--- start Exercise data ---

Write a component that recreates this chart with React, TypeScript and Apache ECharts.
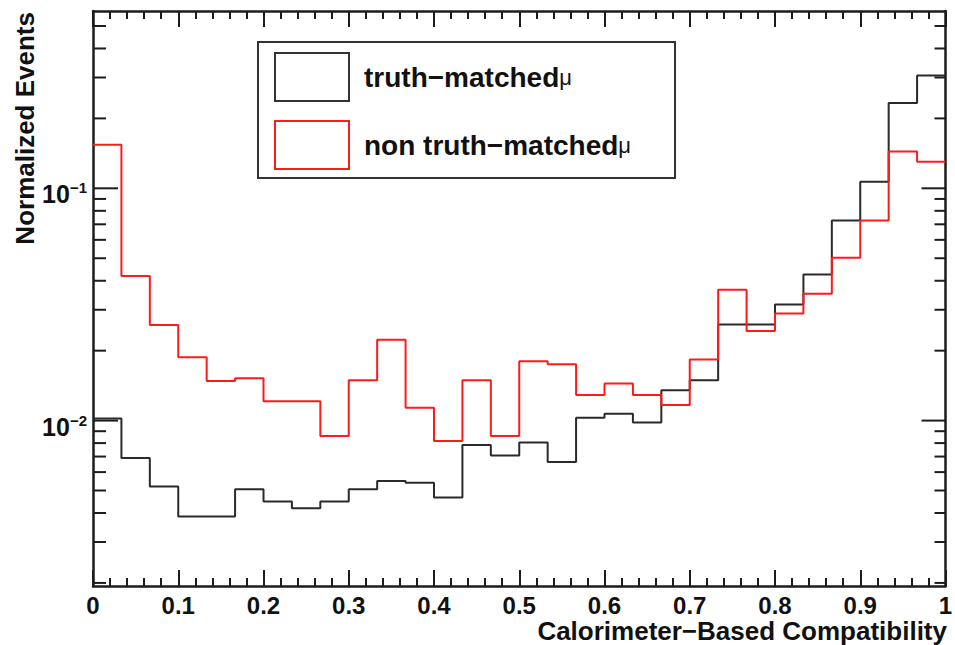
import React, { useEffect, useRef } from "react";
import * as echarts from "echarts";

// ---- data ----
const NBINS = 30;
const truthMatched = [
  0.0102, 0.0069, 0.0052, 0.00386, 0.00386, 0.00506, 0.00448, 0.00419, 0.00448, 0.00506,
  0.00549, 0.0054, 0.00466, 0.00785, 0.00708, 0.00804, 0.00663, 0.01028, 0.01071, 0.0098,
  0.01352, 0.01493, 0.0259, 0.0259, 0.0316, 0.0426, 0.0726, 0.1066, 0.233, 0.306,
];
const nonTruthMatched = [
  0.154, 0.0419, 0.0258, 0.01875, 0.0148, 0.0152, 0.0121, 0.0121, 0.00858, 0.0149,
  0.0223, 0.01136, 0.00817, 0.0149, 0.00858, 0.018, 0.01746, 0.0129, 0.01443, 0.0129,
  0.01167, 0.01833, 0.0366, 0.0243, 0.0289, 0.0352, 0.0502, 0.0726, 0.144, 0.13,
];
const seriesNames = ["truth−matched", "non truth−matched"];
const yMajorTicks = [0.01, 0.1];
const yMinorTicks = [
  0.002, 0.003, 0.004, 0.005, 0.006, 0.007, 0.008, 0.009,
  0.02, 0.03, 0.04, 0.05, 0.06, 0.07, 0.08, 0.09,
  0.2, 0.3, 0.4, 0.5,
];
const xMin = 0;
const xMax = 1;
const xInterval = 0.1;
const yMin = 0.00194;
const yMax = 0.58;

const FONT = "'Liberation Sans', Arial, Helvetica, sans-serif";
const AXIS_COLOR = "#1c1c1c";

function histPoints(vals: number[]) {
  const pts: number[][] = [];
  for (let i = 0; i <= NBINS; i++) {
    pts.push([i / NBINS, vals[Math.min(i, NBINS - 1)]]);
  }
  return pts;
}

export default function App() {
  const ref = useRef<HTMLDivElement>(null);
  useEffect(() => {
    if (!ref.current) return;
    const chart = echarts.init(ref.current, null, { renderer: "svg" });

    const tickData = [
      ...yMajorTicks.map((v) => [0, v, 1]),
      ...yMinorTicks.map((v) => [0, v, 0]),
    ];

    const xAxisCommon = {
      type: "value" as const,
      min: xMin,
      max: xMax,
      interval: xInterval,
      splitLine: { show: false },
      axisLine: { show: true, onZero: false, lineStyle: { color: AXIS_COLOR, width: 2.5 } },
      axisTick: { show: true, inside: true, length: 16, lineStyle: { color: AXIS_COLOR, width: 2 } },
      minorTick: { show: true, splitNumber: 5, length: 8, lineStyle: { color: AXIS_COLOR, width: 2 } },
      minorSplitLine: { show: false },
    };

    chart.setOption({
      animation: false,
      backgroundColor: "#ffffff",
      grid: {
        left: 93,
        right: 9.5,
        top: 11,
        bottom: 59,
        containLabel: false,
        outerBoundsMode: "none",
      },
      xAxis: [
        {
          ...xAxisCommon,
          position: "bottom",
          axisLabel: {
            show: true,
            margin: 8,
            fontSize: 24,
            lineHeight: 22,
            fontWeight: "bold",
            fontFamily: FONT,
            color: "#111",
            formatter: (v: number) =>
              Math.abs(v) < 1e-9 ? "0" : Math.abs(v - 1) < 1e-9 ? "1" : v.toFixed(1),
          },
        },
        {
          ...xAxisCommon,
          position: "top",
          axisLabel: { show: false },
        },
      ],
      yAxis: [
        {
          type: "log",
          logBase: 10,
          min: yMin,
          max: yMax,
          position: "left",
          splitLine: { show: false },
          axisLine: { show: true, onZero: false, lineStyle: { color: AXIS_COLOR, width: 2.5 } },
          axisTick: { show: false },
          minorTick: { show: false },
          axisLabel: {
            show: true,
            margin: 6,
            padding: [12, 0, 0, 0],
            formatter: (v: number) => {
              const e = Math.log10(v);
              const r = Math.round(e);
              if (Math.abs(e - r) > 1e-6) return "";
              return "{b|10}{s|−" + Math.abs(r) + "}";
            },
            rich: {
              b: { fontSize: 25, fontWeight: "bold", fontFamily: FONT, color: "#111", lineHeight: 28 },
              s: {
                fontSize: 15,
                fontWeight: "bold",
                fontFamily: FONT,
                color: "#111",
                lineHeight: 10,
                verticalAlign: "top",
              },
            },
          },
        },
        {
          type: "log",
          logBase: 10,
          min: yMin,
          max: yMax,
          position: "right",
          splitLine: { show: false },
          axisLine: { show: true, onZero: false, lineStyle: { color: AXIS_COLOR, width: 2.5 } },
          axisTick: { show: false },
          minorTick: { show: false },
          axisLabel: { show: false },
        },
      ],
      legend: {
        show: true,
        orient: "vertical",
        left: 258,
        top: 42,
        itemWidth: 74,
        itemHeight: 48,
        itemGap: 18,
        padding: [10, 44, 8, 16],
        borderColor: "#333",
        borderWidth: 2,
        backgroundColor: "#ffffff",
        selectedMode: false,
        data: [
          {
            name: seriesNames[0],
            icon: "rect",
            itemStyle: { color: "rgba(0,0,0,0)", borderColor: "#333", borderWidth: 2 },
          },
          {
            name: seriesNames[1],
            icon: "rect",
            itemStyle: { color: "rgba(0,0,0,0)", borderColor: "#ff1a1a", borderWidth: 2 },
          },
        ],
        formatter: (name: string) => "{t|" + name + "}{mu|μ}",
        textStyle: {
          padding: [0, 0, 0, 10],
          rich: {
            t: { fontSize: 28, fontWeight: "bold", fontFamily: FONT, color: "#111" },
            mu: { fontSize: 22, fontWeight: "normal", fontFamily: FONT, color: "#111" },
          },
        },
      },
      graphic: [
        {
          type: "text",
          x: 25,
          y: 12,
          rotation: Math.PI / 2,
          style: {
            text: "Normalized Events",
            fontSize: 26,
            fontWeight: "bold",
            fontFamily: FONT,
            fill: "#111",
            align: "right",
            verticalAlign: "middle",
          },
        },
        {
          type: "text",
          x: 947,
          y: 631,
          style: {
            text: "Calorimeter−Based Compatibility",
            fontSize: 26,
            lineHeight: 24,
            fontWeight: "bold",
            fontFamily: FONT,
            fill: "#111",
            align: "right",
            verticalAlign: "middle",
          },
        },
      ],
      series: [
        {
          name: seriesNames[0],
          type: "line",
          step: "end",
          symbol: "none",
          xAxisIndex: 0,
          yAxisIndex: 0,
          data: histPoints(truthMatched),
          lineStyle: { color: "#2a2a2a", width: 2 },
          itemStyle: { color: "#2a2a2a" },
          z: 3,
        },
        {
          name: seriesNames[1],
          type: "line",
          step: "end",
          symbol: "none",
          xAxisIndex: 0,
          yAxisIndex: 0,
          data: histPoints(nonTruthMatched),
          lineStyle: { color: "#ff1a1a", width: 2 },
          itemStyle: { color: "#ff1a1a" },
          z: 4,
        },
        {
          name: "yticks",
          type: "custom",
          xAxisIndex: 0,
          yAxisIndex: 0,
          silent: true,
          clip: false,
          encode: { x: 0, y: 1 },
          data: tickData,
          renderItem: (params: any, api: any) => {
            const v = api.value(1);
            const major = api.value(2) === 1;
            const pL = api.coord([xMin, v]);
            const pR = api.coord([xMax, v]);
            const lenL = major ? 25 : 13;
            const lenR = major ? 24 : 11;
            const st = { stroke: AXIS_COLOR, lineWidth: 2 };
            return {
              type: "group",
              children: [
                { type: "line", shape: { x1: pL[0], y1: pL[1], x2: pL[0] + lenL, y2: pL[1] }, style: st },
                { type: "line", shape: { x1: pR[0] - lenR, y1: pR[1], x2: pR[0], y2: pR[1] }, style: st },
              ],
            };
          },
          z: 5,
        },
      ],
    });

    return () => {
      chart.dispose();
    };
  }, []);

  return (
    <div
      ref={ref}
      style={{ position: "fixed", left: 0, top: 0, width: 955, height: 645, background: "#fff" }}
    />
  );
}
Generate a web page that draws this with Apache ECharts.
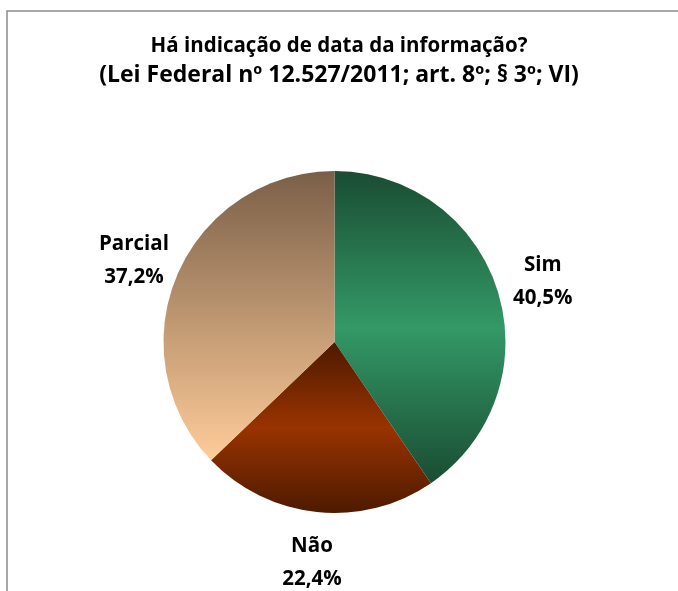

--- end Exercise data ---

● Aim of the exercise:
Reproduce the material above exactly, first line through the line that contains "import * as", minus the pictures.

● Exercise solution:
Write a component that recreates this chart with React, TypeScript and Apache ECharts.
import React, { useEffect, useRef } from "react";
import * as echarts from "echarts";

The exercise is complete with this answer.